The merger proposal won endorsement from a City Council committee on Tuesday, which said it wants other closed funds for city cops and firefighters to merge with their state plan too.

The 90-year-old Minneapolis Employees Retirement Fund (MERF) is paying retirees about $155 million annually, with assets of just under $800 million, plus any investment gain, to finance those benefits.

MERF covers city employees who were hired before 1979, so it has 4,600 people drawing pensions while fewer than 200 are still working. The crash in investment markets has cut MERF assets almost in half.

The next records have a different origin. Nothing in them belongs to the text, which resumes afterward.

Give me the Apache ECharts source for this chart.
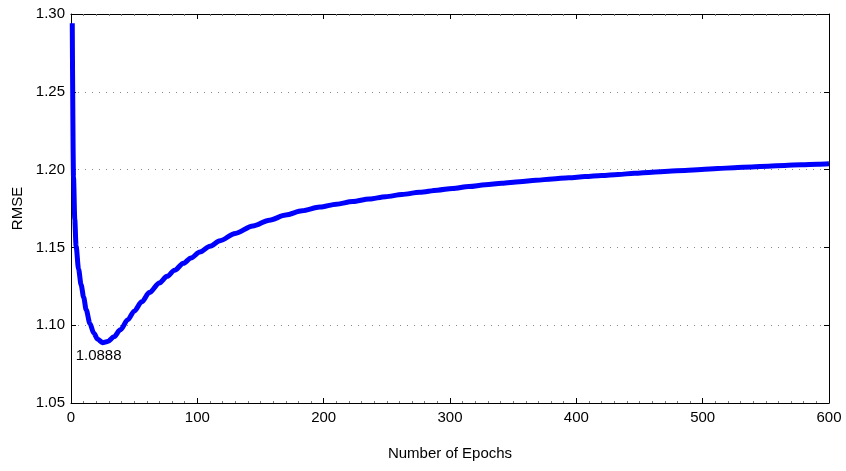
<!DOCTYPE html>
<html>
<head>
<meta charset="utf-8">
<script src="https://cdn.jsdelivr.net/npm/echarts@6/dist/echarts.min.js"></script>
<style>html,body{margin:0;padding:0;background:#fff;}#c{width:846px;height:471px;}</style>
</head>
<body>
<div id="c"></div>
<script>
var epochs = [1, 2, 3, 4, 6, 8, 10, 12, 15, 18, 21, 25, 29, 34, 39, 45, 50, 56, 62, 70, 76, 82, 89, 95, 102, 110, 118, 130, 144, 157, 170, 183, 197, 210, 223, 236, 249, 262, 276, 290, 302, 315, 328, 341, 355, 368, 381, 394, 407, 420, 433, 446, 460, 473, 486, 499, 512, 525, 539, 552, 565, 578, 591, 600];
var rmse = [1.294, 1.195, 1.168, 1.151, 1.136, 1.126, 1.118, 1.110, 1.101, 1.095, 1.091, 1.0888, 1.0895, 1.0925, 1.097, 1.1035, 1.109, 1.115, 1.121, 1.1272, 1.1314, 1.1353, 1.1398, 1.1432, 1.1470, 1.1508, 1.1543, 1.1590, 1.1638, 1.1675, 1.1708, 1.1735, 1.1759, 1.1778, 1.1795, 1.1811, 1.1826, 1.1840, 1.1854, 1.1868, 1.1879, 1.1891, 1.1902, 1.1912, 1.1922, 1.1931, 1.1940, 1.1948, 1.1955, 1.1962, 1.1969, 1.1976, 1.1983, 1.1989, 1.1995, 1.2001, 1.2007, 1.2012, 1.2017, 1.2022, 1.2027, 1.2031, 1.2035, 1.2038];
var minEpoch = 25;
var minValue = 1.0888;
var xTicks = [0, 100, 200, 300, 400, 500, 600];
var yTicks = ['1.05', '1.10', '1.15', '1.20', '1.25', '1.30'];

var pts = epochs.map(function (e, i) { return [e, rmse[i]]; });
var font = 'Liberation Sans, Arial, Helvetica, sans-serif';
var fs = 15;
var axisLine = { show: true, onZero: false, lineStyle: { color: '#000', width: 1 } };
var chart = echarts.init(document.getElementById('c'));
chart.setOption({
  animation: false,
  backgroundColor: '#fff',
  grid: { left: 71, right: 17, top: 14, bottom: 68, containLabel: false },
  xAxis: [{
    type: 'value', min: 0, max: 600, interval: 100,
    name: 'Number of Epochs', nameLocation: 'middle', nameGap: 43,
    nameTextStyle: { fontFamily: font, fontSize: fs, color: '#000' },
    axisLine: axisLine,
    axisTick: { show: true, inside: true, length: 5, lineStyle: { color: '#000' } },
    minorTick: { show: true, splitNumber: 10, length: 2, lineStyle: { color: '#777' } },
    axisLabel: { fontFamily: font, fontSize: fs, color: '#000', margin: 7,
      formatter: function (v) { return xTicks.indexOf(v) >= 0 ? String(v) : ''; } },
    splitLine: { show: false }
  }, {
    type: 'value', min: 0, max: 600, interval: 100, position: 'top',
    axisLine: axisLine,
    axisTick: { show: true, inside: true, length: 5, lineStyle: { color: '#000' } },
    minorTick: { show: true, splitNumber: 10, length: 2, lineStyle: { color: '#777' } },
    axisLabel: { show: false }, splitLine: { show: false }
  }],
  yAxis: [{
    type: 'value', min: 1.05, max: 1.30, interval: 0.05,
    name: 'RMSE', nameLocation: 'middle', nameGap: 45,
    nameTextStyle: { fontFamily: font, fontSize: fs, color: '#000' },
    axisLine: axisLine,
    axisTick: { show: true, inside: true, length: 5, lineStyle: { color: '#000' } },
    axisLabel: { fontFamily: font, fontSize: fs, color: '#000', margin: 6,
      formatter: function (v) { var s = v.toFixed(2); return yTicks.indexOf(s) >= 0 ? s : ''; } },
    splitLine: { show: true, lineStyle: { color: '#888', type: [1, 6], width: 1 } }
  }, {
    type: 'value', min: 1.05, max: 1.30, interval: 0.05, position: 'right',
    axisLine: axisLine,
    axisTick: { show: true, inside: true, length: 5, lineStyle: { color: '#000' } },
    axisLabel: { show: false }, splitLine: { show: false }
  }],
  series: [{
    type: 'line', data: pts, xAxisIndex: 0, yAxisIndex: 0,
    showSymbol: false, symbol: 'none', smooth: 0.3, smoothMonotone: 'x',
    lineStyle: { color: '#0000ff', width: 5 },
    markPoint: {
      symbol: 'circle', symbolSize: 1, itemStyle: { color: 'rgba(0,0,0,0)' },
      data: [{ coord: [minEpoch, minValue], value: minValue }],
      label: { show: true, position: 'bottom', offset: [-4, 0], distance: 5,
        fontFamily: font, fontSize: fs, color: '#000',
        formatter: function () { return minValue.toFixed(4); } }
    }
  }]
});
</script>
</body>
</html>
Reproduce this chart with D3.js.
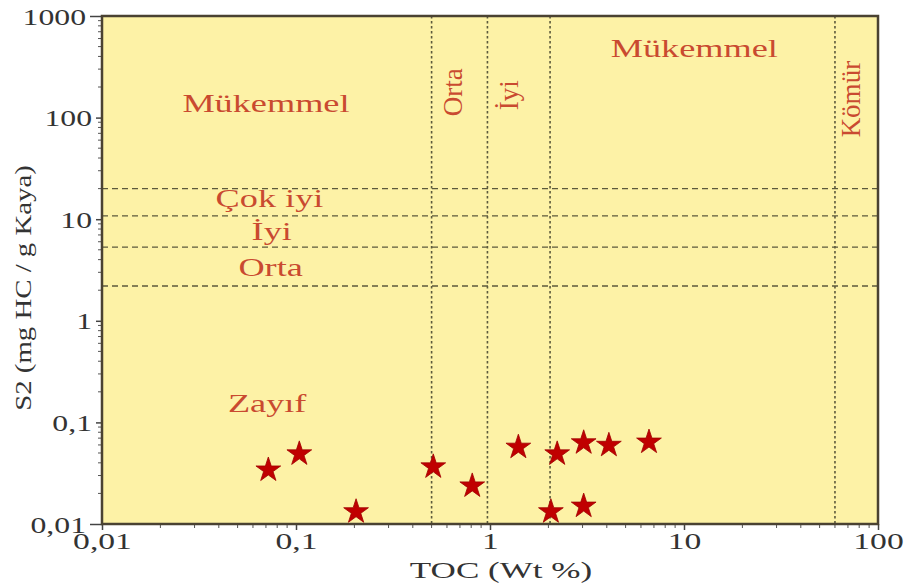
<!DOCTYPE html>
<html>
<head>
<meta charset="utf-8">
<script src="https://cdn.jsdelivr.net/npm/d3@7"></script>
<style>
  body { margin: 0; background: #fff; }
</style>
</head>
<body>
<div id="chart"></div>
<script>
// Veriler: TOC (Wt %) ve S2 (mg HC / g Kaya)
const toc = [0.072, 0.104, 0.204, 0.51, 0.81, 1.40, 2.22, 2.06, 3.04, 3.04, 4.1, 6.6];
const s2  = [0.034, 0.049, 0.0132, 0.0365, 0.0237, 0.057, 0.049, 0.0132, 0.063, 0.015, 0.0595, 0.064];

// Sınır çizgileri
const tocLimits = [0.5, 0.97, 2.04, 60];
const s2Limits = [20, 10.8, 5.3, 2.2];

// Eksen etiketleri
const xTicks = [0.01, 0.1, 1, 10, 100];
const xTickLabels = ['0,01', '0,1', '1', '10', '100'];
const yTicks = [0.01, 0.1, 1, 10, 100, 1000];
const yTickLabels = ['0,01', '0,1', '1', '10', '100', '1000'];

// Bölge yazıları
const zoneNames = ['Mükemmel', 'Çok iyi', 'İyi', 'Orta', 'Zayıf', 'Orta', 'İyi', 'Mükemmel', 'Kömür'];
const zoneX = [0.07, 0.073, 0.075, 0.074, 0.071, 0.64, 1.25, 11.3, 72];
const zoneY = [139, 16.2, 7.6, 3.4, 0.155, 178, 166, 484, 152];
const zoneRot = [false, false, false, false, false, true, true, false, true];

const W = 906, H = 587;
const margin = { top: 16, right: 28, bottom: 63, left: 102 };
const width = W - margin.left - margin.right;
const height = H - margin.top - margin.bottom;
const serif = '"Liberation Serif", "Times New Roman", "DejaVu Serif", serif';

// yazıyı yatayda genişlet (orijinal görüntü yatay gerilmiş)
function stretch(sel, k) {
  sel.each(function() {
    const len = this.getComputedTextLength();
    d3.select(this).attr('textLength', len * k).attr('lengthAdjust', 'spacingAndGlyphs');
  });
}

const svg = d3.select('#chart').append('svg')
  .attr('width', W).attr('height', H);
const g = svg.append('g').attr('transform', `translate(${margin.left},${margin.top})`);

const x = d3.scaleLog().domain([0.01, 100]).range([0, width]);
const y = d3.scaleLog().domain([0.01, 1000]).range([height, 0]);

const textColor = '#c94a30';
const lineColor = '#5c5a3c';

// Arka plan
g.append('rect')
  .attr('width', width).attr('height', height)
  .attr('fill', '#fdf2a6');

// Küçük tikler
const minor = [];
for (let e = -2; e < 3; e++) for (let k = 2; k < 10; k++) minor.push(k * Math.pow(10, e));
g.append('g').selectAll('line').data(minor.filter(v => v < 1000))
  .join('line')
  .attr('x1', -4).attr('x2', 0)
  .attr('y1', d => y(d)).attr('y2', d => y(d))
  .attr('stroke', '#555').attr('stroke-width', 1);
g.append('g').selectAll('line').data(minor.filter(v => v < 100))
  .join('line')
  .attr('x1', d => x(d)).attr('x2', d => x(d))
  .attr('y1', height).attr('y2', height + 4)
  .attr('stroke', '#555').attr('stroke-width', 1);

// Eksenler
const xAxis = d3.axisBottom(x).tickValues(xTicks)
  .tickFormat((d, i) => xTickLabels[i]).tickSize(6);
const yAxis = d3.axisLeft(y).tickValues(yTicks)
  .tickFormat((d, i) => yTickLabels[i]).tickSize(6).tickPadding(6);

const gx = g.append('g').attr('transform', `translate(0,${height})`).call(xAxis);
const gy = g.append('g').call(yAxis);
[gx, gy].forEach(a => {
  a.select('.domain').remove();
  a.selectAll('line').attr('stroke', '#444').attr('stroke-width', 1.5);
  a.selectAll('text')
    .attr('fill', '#333')
    .attr('font-family', serif);
});
// uç tikler daha uzun
gy.selectAll('.tick line').attr('x2', d => (d === 1000 || d === 0.01) ? -12 : -6);
gy.selectAll('.tick text').attr('x', d => (d === 1000 || d === 0.01) ? -16 : -10);
gx.selectAll('.tick text').attr('font-size', 24).attr('y', 25).attr('dy', 0);
gy.selectAll('.tick text').attr('font-size', 23).attr('dy', '0.35em');
stretch(gx.selectAll('.tick text'), 1.4);
stretch(gy.selectAll('.tick text'), 1.38);

// Sınır çizgileri
g.append('g').selectAll('line').data(s2Limits)
  .join('line')
  .attr('x1', 0).attr('x2', width)
  .attr('y1', d => y(d)).attr('y2', d => y(d))
  .attr('stroke', lineColor).attr('stroke-width', 1.3)
  .attr('stroke-dasharray', '6,4');

g.append('g').selectAll('line').data(tocLimits)
  .join('line')
  .attr('x1', d => x(d)).attr('x2', d => x(d))
  .attr('y1', 0).attr('y2', height)
  .attr('stroke', lineColor).attr('stroke-width', 1.6)
  .attr('stroke-dasharray', '2.5,2.5');

// Çerçeve
g.append('rect')
  .attr('width', width).attr('height', height)
  .attr('fill', 'none').attr('stroke', '#4a4232').attr('stroke-width', 2.5);

// Bölge yazıları
const zones = g.append('g').selectAll('text').data(zoneNames)
  .join('text')
  .attr('transform', (d, i) => `translate(${x(zoneX[i])},${y(zoneY[i])})` + (zoneRot[i] ? ' rotate(-90)' : ''))
  .attr('text-anchor', 'middle')
  .attr('dy', '0.35em')
  .attr('fill', textColor)
  .attr('font-family', serif)
  .attr('font-size', (d, i) => zoneRot[i] ? 27 : 25)
  .text(d => d);
stretch(zones.filter((d, i) => !zoneRot[i]), 1.45);

// Yıldızlar
const star = d3.symbol().type(d3.symbolStar).size(190);
g.append('g').selectAll('path').data(toc)
  .join('path')
  .attr('transform', (d, i) => `translate(${x(d)},${y(s2[i])})`)
  .attr('d', star)
  .attr('fill', '#c00000')
  .attr('stroke', '#a00000')
  .attr('stroke-width', 0.8);

// Eksen başlıkları
const xTitle = svg.append('text')
  .attr('x', 501)
  .attr('y', 578)
  .attr('text-anchor', 'middle')
  .attr('fill', '#333')
  .attr('font-family', serif)
  .attr('font-size', 24)
  .text('TOC (Wt %)');
stretch(xTitle, 1.46);

const yTitle = svg.append('text')
  .attr('transform', 'translate(31,288) rotate(-90)')
  .attr('text-anchor', 'middle')
  .attr('fill', '#333')
  .attr('font-family', serif)
  .attr('font-size', 24)
  .text('S2 (mg HC / g Kaya)');
stretch(yTitle, 1.2);
</script>
</body>
</html>
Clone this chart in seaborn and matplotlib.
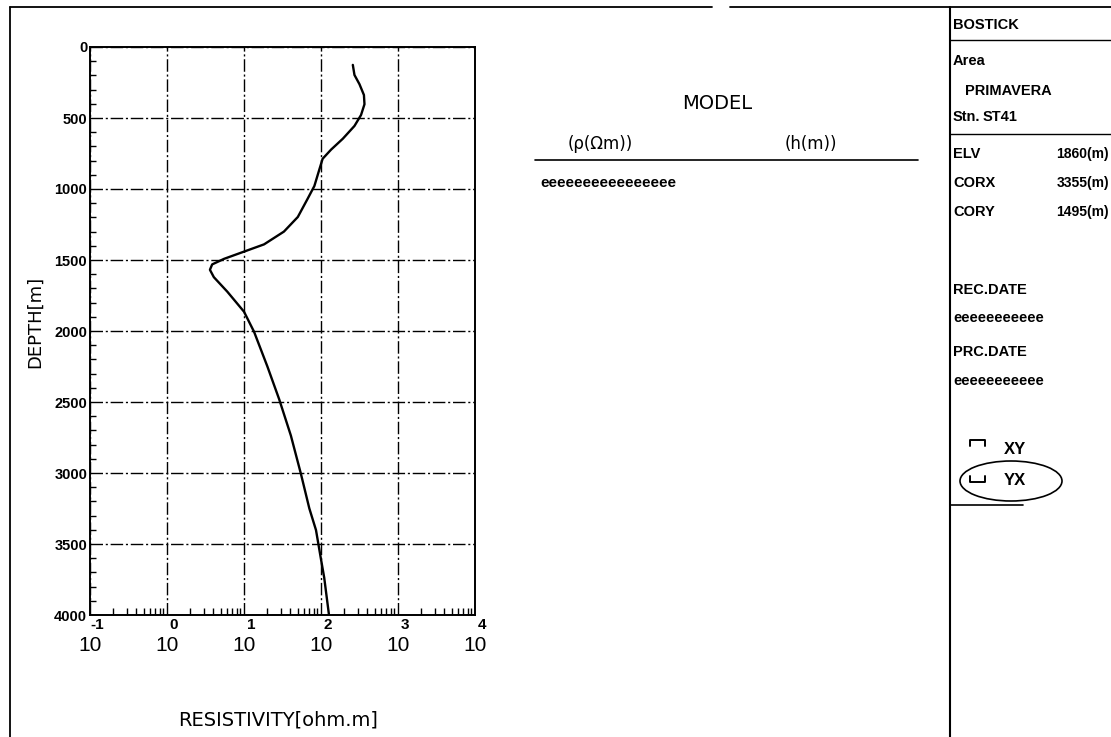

"The longer you wait, the closer you get to the point where it would be a critical problem," said Luther Thompson, MERF's executive director. MERF wants the 2009 Legislature to authorize a merger to take effect in mid-2010.

The advantage for MERF of merging into the statewide Public Employees Retirement Association is that most members of that fund are still working rather than drawing benefits, meaning that substantial contributions are being made by the local governments and the workers themselves. That means that PERA could finance the pensions of Minneapolis employees until investment earnings recover. But statewide funds sometimes resist absorbing poorer-performing local pension funds.

State Rep. Paul Thissen, DFL-Minneapolis, said he's having MERF-PERA merger legislation prepared. He said that PERA may be receptive because the two plans have similar ratios of assets to liabilities. "I actually think that this is a year that this one could get done," he said.

But the state fund hasn't taken a position on merger, according to Mary Most Vanek, its executive director. Its actuary has been collecting data on the MERF situation, and she expects her board will await those findings. MERF is the only stand-alone municipal fund for general city employees in Minnesota. City employees hired after 1978 have been required to join the state fund.

New city firefighters and police also are required to join a statewide fund for police and firefighters. But older police and fire employees belong to two separate Minneapolis plans also dominated by retirees. The police association dates to 1890 and the fire association to 1867.

Vanek said Minneapolis police and fire associations in the past have opposed merging with the state fund, despite a wave of such consolidations in the late 1980s and early 1990s. "We didn't know anything about the meeting today," fire plan administrator Wally Schirmer said Tuesday. He said the plan would oppose any proposal that didn't treat active and retired members equally.

Renee Tessier, the police fund's director, said its board would discuss the matter next week.

Members of the council's intergovernmental committee praised MERF's willingness to seek a merger.

Thompson said that with its investment losses, the fund would need to earn an average market return of 19 percent annually to avoid going broke. An actuary has estimated that money to pay pensioners will be depleted in six to eight years without a merger.